━━━━━ Supplied material ━━━━━

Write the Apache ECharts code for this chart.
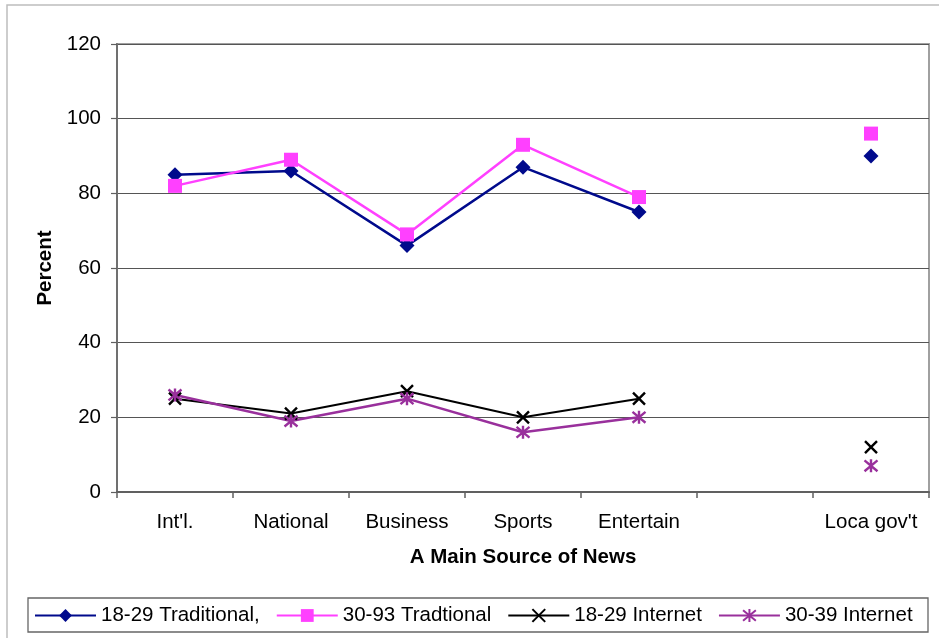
<!DOCTYPE html>
<html>
<head>
<meta charset="utf-8">
<script src="https://cdn.jsdelivr.net/npm/echarts@6/dist/echarts.min.js"></script>
<style>
  html, body { margin: 0; padding: 0; background: #fff; }
  #chart { width: 939px; height: 638px; }
</style>
</head>
<body>
<div id="chart"></div>
<script>
// Categories (one empty slot before the local government column)
var categories = ["Int'l.", 'National', 'Business', 'Sports', 'Entertain', '', "Loca gov't"];

// Series values, percent
var trad1829 = [85, 86, 66, 87, 75, null, 90];
var trad3093 = [82, 89, 69, 93, 79, null, 96];
var net1829 = [25, 21, 27, 20, 25, null, 12];
var net3039 = [26, 19, 25, 16, 20, null, 7];

var seriesNames = ['18-29 Traditional,', '30-93 Tradtional', '18-29 Internet', '30-39 Internet'];

// Y axis ticks
var yMin = 0, yMax = 120, yStep = 20;

var FONT = '"Liberation Sans", Arial, sans-serif';
var X_PATH = 'path://M0,0L10,10M10,0L0,10';
var STAR_PATH = 'path://M0,0L10,10M10,0L0,10M5,-1L5,11';

function lineSeries(name, data, color, symbol, size, width, stroked) {
  return {
    name: name,
    type: 'line',
    data: data,
    connectNulls: false,
    showAllSymbol: true,
    symbol: symbol,
    symbolSize: size,
    lineStyle: { color: color, width: width },
    itemStyle: stroked
      ? { color: color, borderColor: color, borderWidth: 2.4 }
      : { color: color, borderWidth: 0 },
    emphasis: { disabled: true },
    animation: false,
    z: 3
  };
}

var chart = echarts.init(document.getElementById('chart'), null, { renderer: 'canvas' });
chart.setOption({
  backgroundColor: '#fff',
  textStyle: { fontFamily: FONT },
  graphic: [
    { type: 'rect', shape: { x: 7, y: 5, width: 950, height: 650 },
      style: { fill: 'none', stroke: '#bdbdbd', lineWidth: 1.5 }, z: 0 },
    { type: 'rect', shape: { x: 28, y: 598, width: 900, height: 34 },
      style: { fill: '#fff', stroke: '#666', lineWidth: 1.3 }, z: 0 }
  ],
  grid: {
    left: 117, right: 10, top: 44, bottom: 146,
    show: true, borderColor: '#a0a0a0', borderWidth: 2, backgroundColor: '#fff'
  },
  legend: {
    left: 34, top: 605, padding: 0,
    itemWidth: 61, itemHeight: 16, itemGap: 16,
    data: seriesNames,
    textStyle: { fontFamily: FONT, fontSize: 20.5, color: '#000' },
    selectedMode: false
  },
  xAxis: {
    type: 'category',
    data: categories,
    boundaryGap: true,
    name: 'A Main Source of News',
    nameLocation: 'middle',
    nameGap: 55,
    nameTextStyle: { fontFamily: FONT, fontSize: 20.5, fontWeight: 'bold', color: '#000' },
    axisLine: { lineStyle: { color: '#606060', width: 2 } },
    axisTick: { show: true, interval: 0, length: 6, lineStyle: { color: '#606060', width: 1.5 } },
    axisLabel: { interval: 0, margin: 20, fontFamily: FONT, fontSize: 20.5, color: '#000' },
    splitLine: { show: false }
  },
  yAxis: {
    type: 'value',
    min: yMin, max: yMax, interval: yStep,
    name: 'Percent',
    nameLocation: 'middle',
    nameGap: 61,
    nameRotate: 90,
    nameTextStyle: { fontFamily: FONT, fontSize: 20.5, fontWeight: 'bold', color: '#000' },
    axisLine: { show: true, lineStyle: { color: '#707070', width: 2 } },
    axisTick: { show: true, length: 6, lineStyle: { color: '#606060', width: 1.2 } },
    axisLabel: { margin: 16, fontFamily: FONT, fontSize: 20.5, color: '#000' },
    splitLine: { show: true, lineStyle: { color: '#555', width: 1 } }
  },
  series: [
    lineSeries(seriesNames[0], trad1829, '#000a8c', 'diamond', 15, 2.5, false),
    lineSeries(seriesNames[1], trad3093, '#ff40ff', 'rect', 14, 2.5, false),
    lineSeries(seriesNames[2], net1829, '#000000', X_PATH, 12, 2, true),
    lineSeries(seriesNames[3], net3039, '#99309c', STAR_PATH, 13, 2.5, true)
  ]
});
</script>
</body>
</html>
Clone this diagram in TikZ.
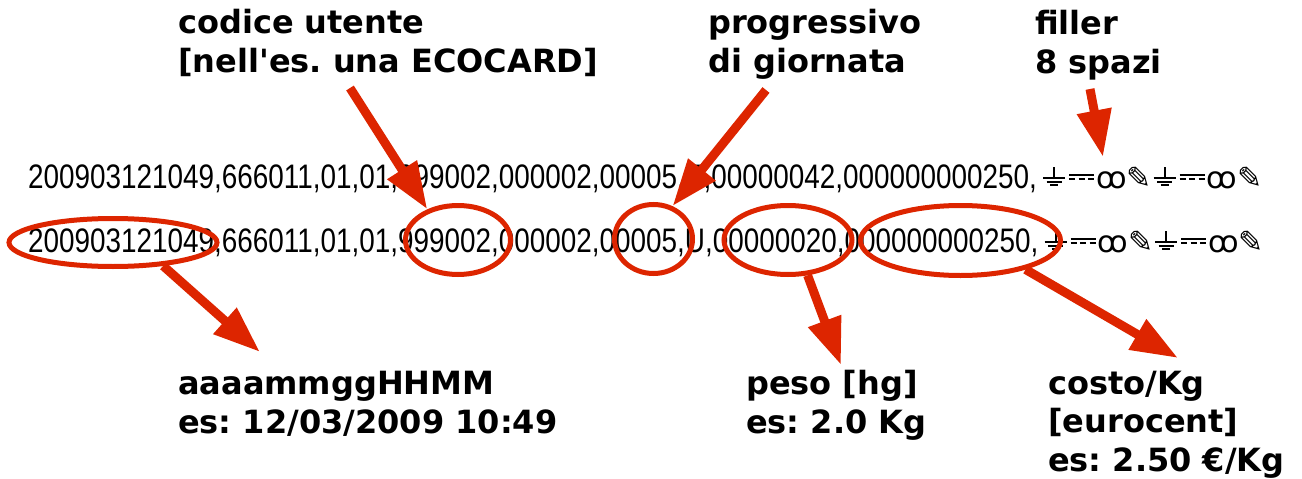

━━━━━

*What you have to do:*
In the records above, find the line containing "var yMin = 0, yMax = 120, yStep = 20;" and output every line from the first through that one, exactly, omitting pictures.

*Full output:*
Write the Apache ECharts code for this chart.
<!DOCTYPE html>
<html>
<head>
<meta charset="utf-8">
<script src="https://cdn.jsdelivr.net/npm/echarts@6/dist/echarts.min.js"></script>
<style>
  html, body { margin: 0; padding: 0; background: #fff; }
  #chart { width: 939px; height: 638px; }
</style>
</head>
<body>
<div id="chart"></div>
<script>
// Categories (one empty slot before the local government column)
var categories = ["Int'l.", 'National', 'Business', 'Sports', 'Entertain', '', "Loca gov't"];

// Series values, percent
var trad1829 = [85, 86, 66, 87, 75, null, 90];
var trad3093 = [82, 89, 69, 93, 79, null, 96];
var net1829 = [25, 21, 27, 20, 25, null, 12];
var net3039 = [26, 19, 25, 16, 20, null, 7];

var seriesNames = ['18-29 Traditional,', '30-93 Tradtional', '18-29 Internet', '30-39 Internet'];

// Y axis ticks
var yMin = 0, yMax = 120, yStep = 20;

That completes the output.